TASK:
Without including any images, repeat the data exactly.
--- START OF DATA ---
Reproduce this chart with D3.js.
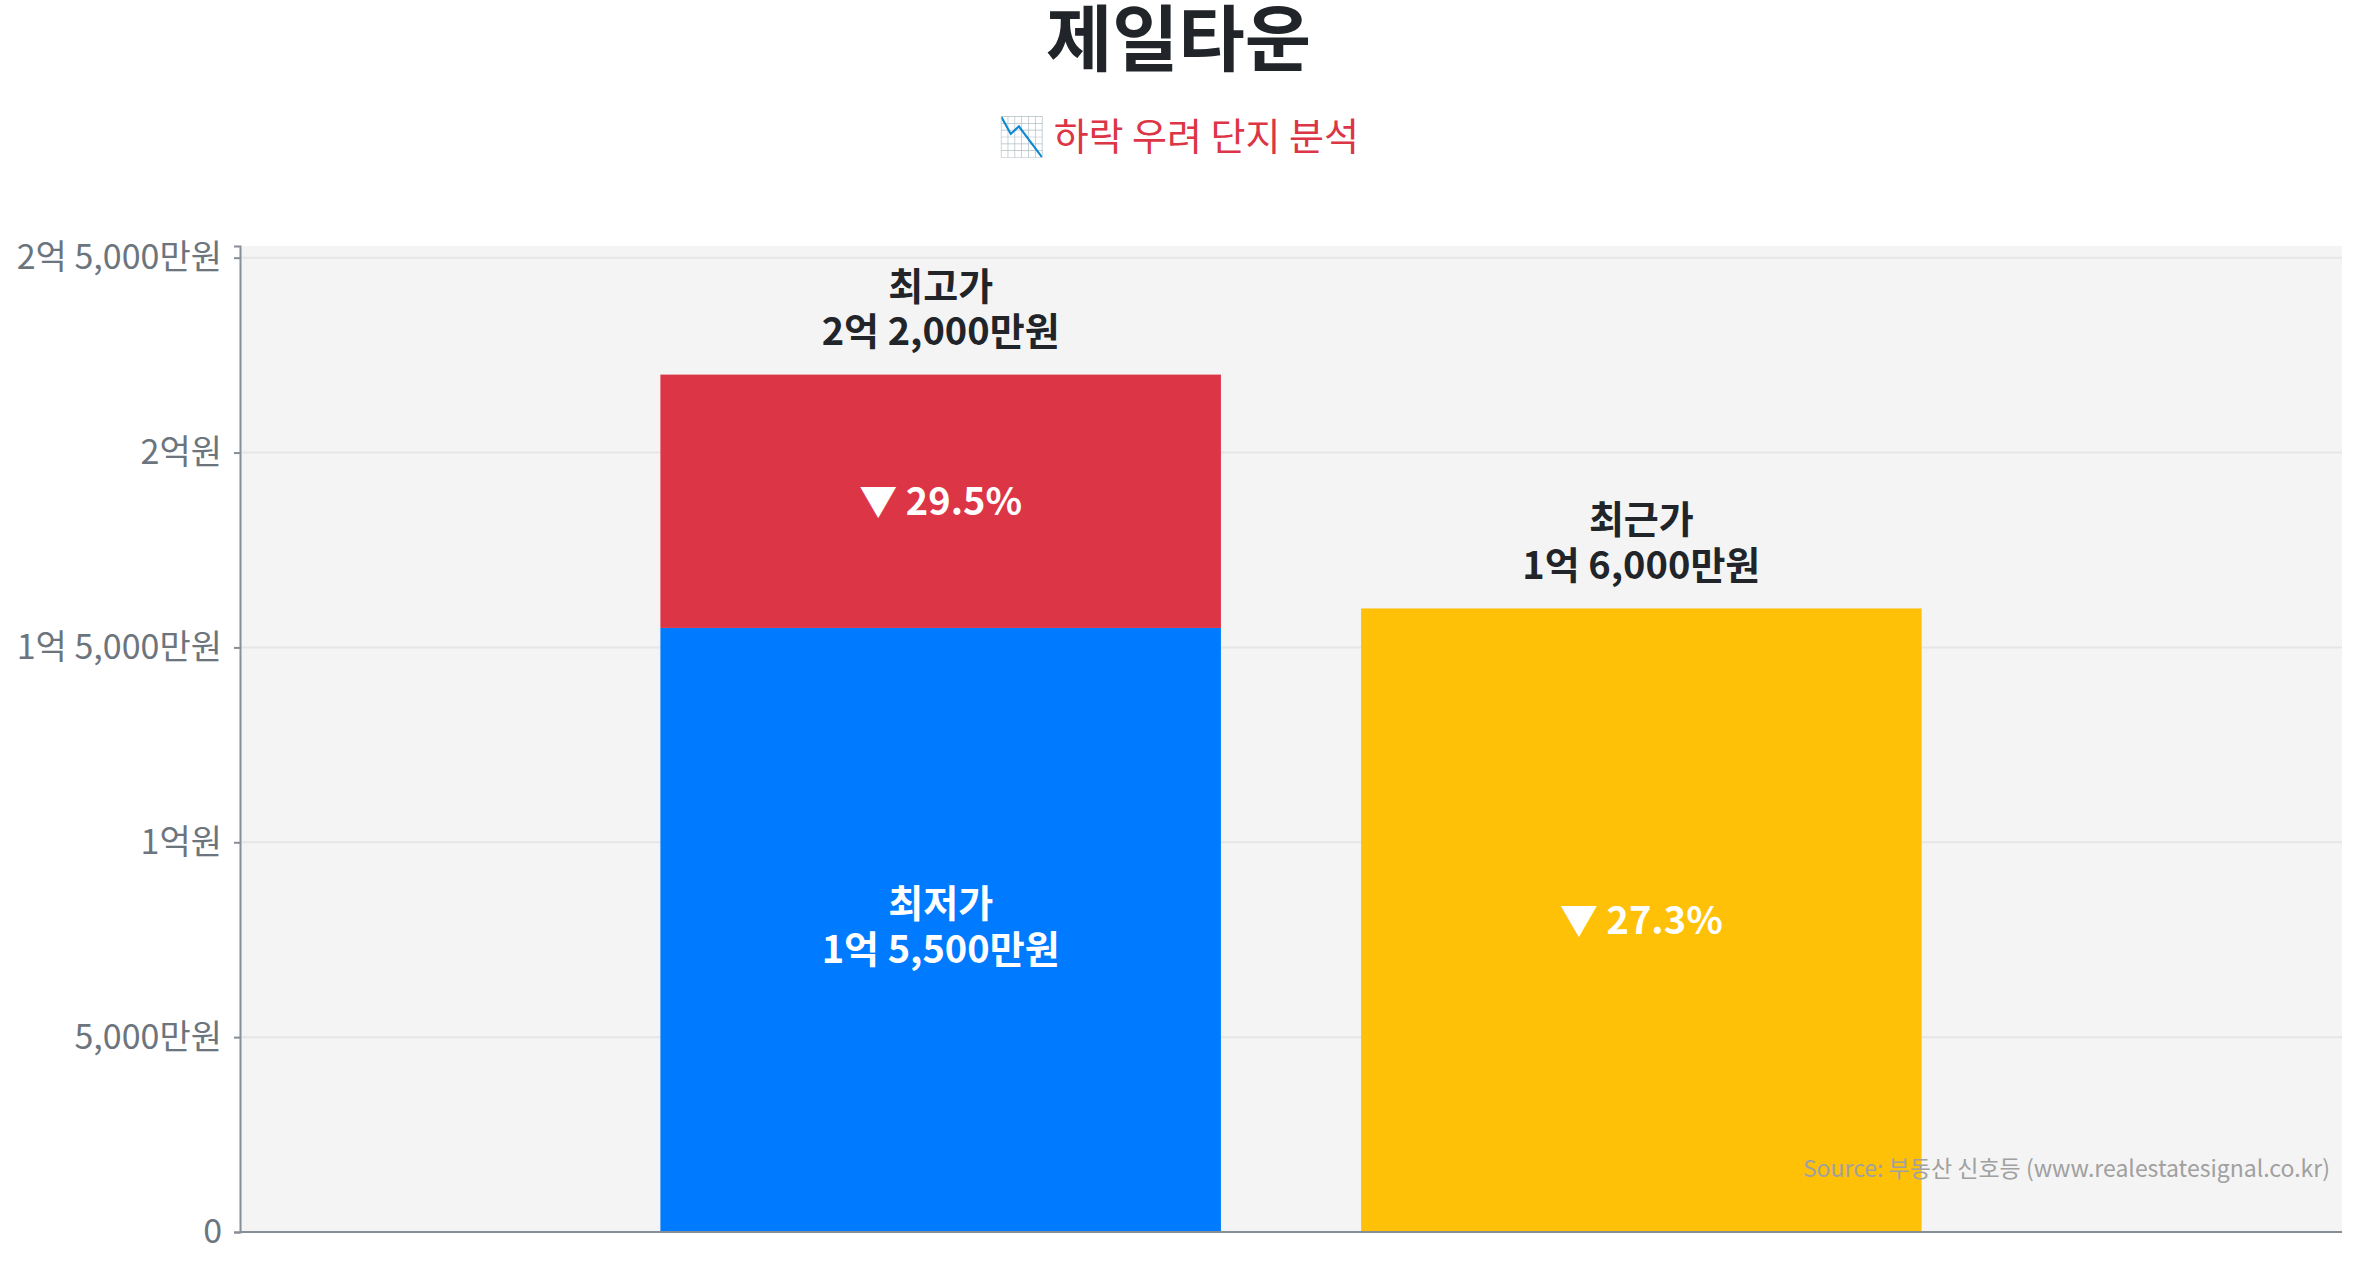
<!DOCTYPE html>
<html>
<head>
<meta charset="utf-8">
<script src="https://cdn.jsdelivr.net/npm/d3@7"></script>
<style>
  body { margin: 0; background: #fff; }
  svg { display: block; font-family: "Noto Sans CJK KR", "Noto Sans", sans-serif; }
</style>
</head>
<body>
<svg id="chart"></svg>
<script>
// Data (만원 단위)
const categories = ["최저·최고가", "최근가"];
const lowPrice = 15500;
const highPrice = 22000;
const recentPrice = 16000;
const yTicks = [0, 5000, 10000, 15000, 20000, 25000];
const yTickLabels = ["0", "5,000만원", "1억원", "1억 5,000만원", "2억원", "2억 5,000만원"];

const width = 2357;
const height = 1268;
const margin = { top: 246, right: 15, bottom: 36, left: 240 };
const plotW = width - margin.left - margin.right;
const plotH = height - margin.top - margin.bottom;

const colors = { low: "#007bff", high: "#dc3545", recent: "#ffc107" };

// 억/만원 format
function fmtWon(v) {
    const eok = Math.floor(v / 10000);
    const man = v % 10000;
    if (eok > 0 && man > 0) return `${eok}억 ${d3.format(",")(man)}만원`;
    if (eok > 0) return `${eok}억원`;
    return `${d3.format(",")(man)}만원`;
}

const svg = d3.select("#chart")
    .attr("width", width)
    .attr("height", height);

// Title
svg.append("text")
    .attr("x", width / 2)
    .attr("y", 39)
    .attr("dy", "0.36em")
    .style("text-anchor", "middle")
    .style("font-size", "72px")
    .style("font-weight", "bold")
    .style("fill", "#212529")
    .text("제일타운");

svg.append("text")
    .attr("x", width / 2)
    .attr("y", 137)
    .attr("dy", "0.35em")
    .style("text-anchor", "middle")
    .style("font-size", "38px")
    .style("fill", "#dc3545")
    .text("📉 하락 우려 단지 분석");

const g = svg.append("g")
    .attr("transform", `translate(${margin.left}, ${margin.top})`);

// Scales
const xScale = d3.scaleBand()
    .domain(categories)
    .range([plotW / 6, plotW * 5 / 6])
    .paddingInner(0.2)
    .paddingOuter(0.1);

const yScale = d3.scaleLinear()
    .domain([0, highPrice * 1.15])
    .range([plotH, 0]);

// Plot background
g.append("rect")
    .attr("width", plotW)
    .attr("height", plotH)
    .attr("fill", "#f4f4f4");

// Grid
g.selectAll(".grid")
    .data(yTicks.slice(1))
    .enter()
    .append("line")
    .attr("x1", 0)
    .attr("x2", plotW)
    .attr("y1", d => yScale(d))
    .attr("y2", d => yScale(d))
    .attr("stroke", "#e6e6e6")
    .attr("stroke-width", 2);

// Bars
const bars = [
    { cat: categories[0], y0: 0, y1: lowPrice, color: colors.low },
    { cat: categories[0], y0: lowPrice, y1: highPrice, color: colors.high },
    { cat: categories[1], y0: 0, y1: recentPrice, color: colors.recent }
];

g.selectAll(".bar")
    .data(bars)
    .enter()
    .append("rect")
    .attr("class", "bar")
    .attr("x", d => xScale(d.cat))
    .attr("width", xScale.bandwidth())
    .attr("y", d => yScale(d.y1))
    .attr("height", d => yScale(d.y0) - yScale(d.y1))
    .attr("fill", d => d.color);

// Labels
function twoLine(x, y, lines, color) {
    const t = g.append("text")
        .attr("x", x)
        .attr("y", y)
        .style("text-anchor", "middle")
        .style("font-size", "38px")
        .style("font-weight", "bold")
        .style("fill", color);
    lines.forEach((s, i) => {
        t.append("tspan")
            .attr("x", x)
            .attr("dy", i === 0 ? "0" : "1.2em")
            .text(s);
    });
}

const cx0 = xScale(categories[0]) + xScale.bandwidth() / 2;
const cx1 = xScale(categories[1]) + xScale.bandwidth() / 2;

twoLine(cx0, yScale(highPrice) - 75, ["최고가", fmtWon(highPrice)], "#212529");
twoLine(cx1, yScale(recentPrice) - 75, ["최근가", fmtWon(recentPrice)], "#212529");
twoLine(cx0, (yScale(0) + yScale(lowPrice)) / 2 - 13, ["최저가", fmtWon(lowPrice)], "#fff");

const dropHigh = (highPrice - lowPrice) / highPrice * 100;
const dropRecent = (highPrice - recentPrice) / highPrice * 100;

g.append("text")
    .attr("x", cx0)
    .attr("y", (yScale(lowPrice) + yScale(highPrice)) / 2)
    .attr("dy", "0.35em")
    .style("text-anchor", "middle")
    .style("font-size", "38px")
    .style("font-weight", "bold")
    .style("fill", "#fff")
    .text(`▼ ${dropHigh.toFixed(1)}%`);

g.append("text")
    .attr("x", cx1)
    .attr("y", (yScale(0) + yScale(recentPrice)) / 2)
    .attr("dy", "0.35em")
    .style("text-anchor", "middle")
    .style("font-size", "38px")
    .style("font-weight", "bold")
    .style("fill", "#fff")
    .text(`▼ ${dropRecent.toFixed(1)}%`);

// Y-Axis
const yAxis = d3.axisLeft(yScale)
    .tickValues(yTicks)
    .tickSize(6)
    .tickPadding(12)
    .tickFormat((d, i) => yTickLabels[i]);

const yG = g.append("g").call(yAxis);
yG.select(".domain").attr("stroke", "#868e96").attr("stroke-width", 2);
yG.selectAll(".tick line").attr("stroke", "#868e96").attr("stroke-width", 2);
yG.selectAll(".tick text")
    .style("font-size", "34px")
    .style("font-family", "'Noto Sans CJK KR', sans-serif")
    .style("fill", "#6c757d");

// X-Axis line
g.append("line")
    .attr("x1", 0)
    .attr("x2", plotW)
    .attr("y1", plotH)
    .attr("y2", plotH)
    .attr("stroke", "#868e96")
    .attr("stroke-width", 2);

// Source
g.append("text")
    .attr("x", plotW - 12)
    .attr("y", yScale(0) - 63)
    .attr("dy", "0.35em")
    .style("text-anchor", "end")
    .style("font-size", "23px")
    .style("fill", "#a0a0a0")
    .text("Source: 부동산 신호등 (www.realestatesignal.co.kr)");
</script>
</body>
</html>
--- END OF DATA ---
WRITTEN ANSWER:
Reproduce this chart with D3.js.
<!DOCTYPE html>
<html>
<head>
<meta charset="utf-8">
<script src="https://cdn.jsdelivr.net/npm/d3@7"></script>
<style>
  body { margin: 0; background: #fff; }
  svg { display: block; font-family: "Noto Sans CJK KR", "Noto Sans", sans-serif; }
</style>
</head>
<body>
<svg id="chart"></svg>
<script>
// Data (만원 단위)
const categories = ["최저·최고가", "최근가"];
const lowPrice = 15500;
const highPrice = 22000;
const recentPrice = 16000;
const yTicks = [0, 5000, 10000, 15000, 20000, 25000];
const yTickLabels = ["0", "5,000만원", "1억원", "1억 5,000만원", "2억원", "2억 5,000만원"];

const width = 2357;
const height = 1268;
const margin = { top: 246, right: 15, bottom: 36, left: 240 };
const plotW = width - margin.left - margin.right;
const plotH = height - margin.top - margin.bottom;

const colors = { low: "#007bff", high: "#dc3545", recent: "#ffc107" };

// 억/만원 format
function fmtWon(v) {
    const eok = Math.floor(v / 10000);
    const man = v % 10000;
    if (eok > 0 && man > 0) return `${eok}억 ${d3.format(",")(man)}만원`;
    if (eok > 0) return `${eok}억원`;
    return `${d3.format(",")(man)}만원`;
}

const svg = d3.select("#chart")
    .attr("width", width)
    .attr("height", height);

// Title
svg.append("text")
    .attr("x", width / 2)
    .attr("y", 39)
    .attr("dy", "0.36em")
    .style("text-anchor", "middle")
    .style("font-size", "72px")
    .style("font-weight", "bold")
    .style("fill", "#212529")
    .text("제일타운");

svg.append("text")
    .attr("x", width / 2)
    .attr("y", 137)
    .attr("dy", "0.35em")
    .style("text-anchor", "middle")
    .style("font-size", "38px")
    .style("fill", "#dc3545")
    .text("📉 하락 우려 단지 분석");

const g = svg.append("g")
    .attr("transform", `translate(${margin.left}, ${margin.top})`);

// Scales
const xScale = d3.scaleBand()
    .domain(categories)
    .range([plotW / 6, plotW * 5 / 6])
    .paddingInner(0.2)
    .paddingOuter(0.1);

const yScale = d3.scaleLinear()
    .domain([0, highPrice * 1.15])
    .range([plotH, 0]);

// Plot background
g.append("rect")
    .attr("width", plotW)
    .attr("height", plotH)
    .attr("fill", "#f4f4f4");

// Grid
g.selectAll(".grid")
    .data(yTicks.slice(1))
    .enter()
    .append("line")
    .attr("x1", 0)
    .attr("x2", plotW)
    .attr("y1", d => yScale(d))
    .attr("y2", d => yScale(d))
    .attr("stroke", "#e6e6e6")
    .attr("stroke-width", 2);

// Bars
const bars = [
    { cat: categories[0], y0: 0, y1: lowPrice, color: colors.low },
    { cat: categories[0], y0: lowPrice, y1: highPrice, color: colors.high },
    { cat: categories[1], y0: 0, y1: recentPrice, color: colors.recent }
];

g.selectAll(".bar")
    .data(bars)
    .enter()
    .append("rect")
    .attr("class", "bar")
    .attr("x", d => xScale(d.cat))
    .attr("width", xScale.bandwidth())
    .attr("y", d => yScale(d.y1))
    .attr("height", d => yScale(d.y0) - yScale(d.y1))
    .attr("fill", d => d.color);

// Labels
function twoLine(x, y, lines, color) {
    const t = g.append("text")
        .attr("x", x)
        .attr("y", y)
        .style("text-anchor", "middle")
        .style("font-size", "38px")
        .style("font-weight", "bold")
        .style("fill", color);
    lines.forEach((s, i) => {
        t.append("tspan")
            .attr("x", x)
            .attr("dy", i === 0 ? "0" : "1.2em")
            .text(s);
    });
}

const cx0 = xScale(categories[0]) + xScale.bandwidth() / 2;
const cx1 = xScale(categories[1]) + xScale.bandwidth() / 2;

twoLine(cx0, yScale(highPrice) - 75, ["최고가", fmtWon(highPrice)], "#212529");
twoLine(cx1, yScale(recentPrice) - 75, ["최근가", fmtWon(recentPrice)], "#212529");
twoLine(cx0, (yScale(0) + yScale(lowPrice)) / 2 - 13, ["최저가", fmtWon(lowPrice)], "#fff");

const dropHigh = (highPrice - lowPrice) / highPrice * 100;
const dropRecent = (highPrice - recentPrice) / highPrice * 100;

g.append("text")
    .attr("x", cx0)
    .attr("y", (yScale(lowPrice) + yScale(highPrice)) / 2)
    .attr("dy", "0.35em")
    .style("text-anchor", "middle")
    .style("font-size", "38px")
    .style("font-weight", "bold")
    .style("fill", "#fff")
    .text(`▼ ${dropHigh.toFixed(1)}%`);

g.append("text")
    .attr("x", cx1)
    .attr("y", (yScale(0) + yScale(recentPrice)) / 2)
    .attr("dy", "0.35em")
    .style("text-anchor", "middle")
    .style("font-size", "38px")
    .style("font-weight", "bold")
    .style("fill", "#fff")
    .text(`▼ ${dropRecent.toFixed(1)}%`);

// Y-Axis
const yAxis = d3.axisLeft(yScale)
    .tickValues(yTicks)
    .tickSize(6)
    .tickPadding(12)
    .tickFormat((d, i) => yTickLabels[i]);

const yG = g.append("g").call(yAxis);
yG.select(".domain").attr("stroke", "#868e96").attr("stroke-width", 2);
yG.selectAll(".tick line").attr("stroke", "#868e96").attr("stroke-width", 2);
yG.selectAll(".tick text")
    .style("font-size", "34px")
    .style("font-family", "'Noto Sans CJK KR', sans-serif")
    .style("fill", "#6c757d");

// X-Axis line
g.append("line")
    .attr("x1", 0)
    .attr("x2", plotW)
    .attr("y1", plotH)
    .attr("y2", plotH)
    .attr("stroke", "#868e96")
    .attr("stroke-width", 2);

// Source
g.append("text")
    .attr("x", plotW - 12)
    .attr("y", yScale(0) - 63)
    .attr("dy", "0.35em")
    .style("text-anchor", "end")
    .style("font-size", "23px")
    .style("fill", "#a0a0a0")
    .text("Source: 부동산 신호등 (www.realestatesignal.co.kr)");
</script>
</body>
</html>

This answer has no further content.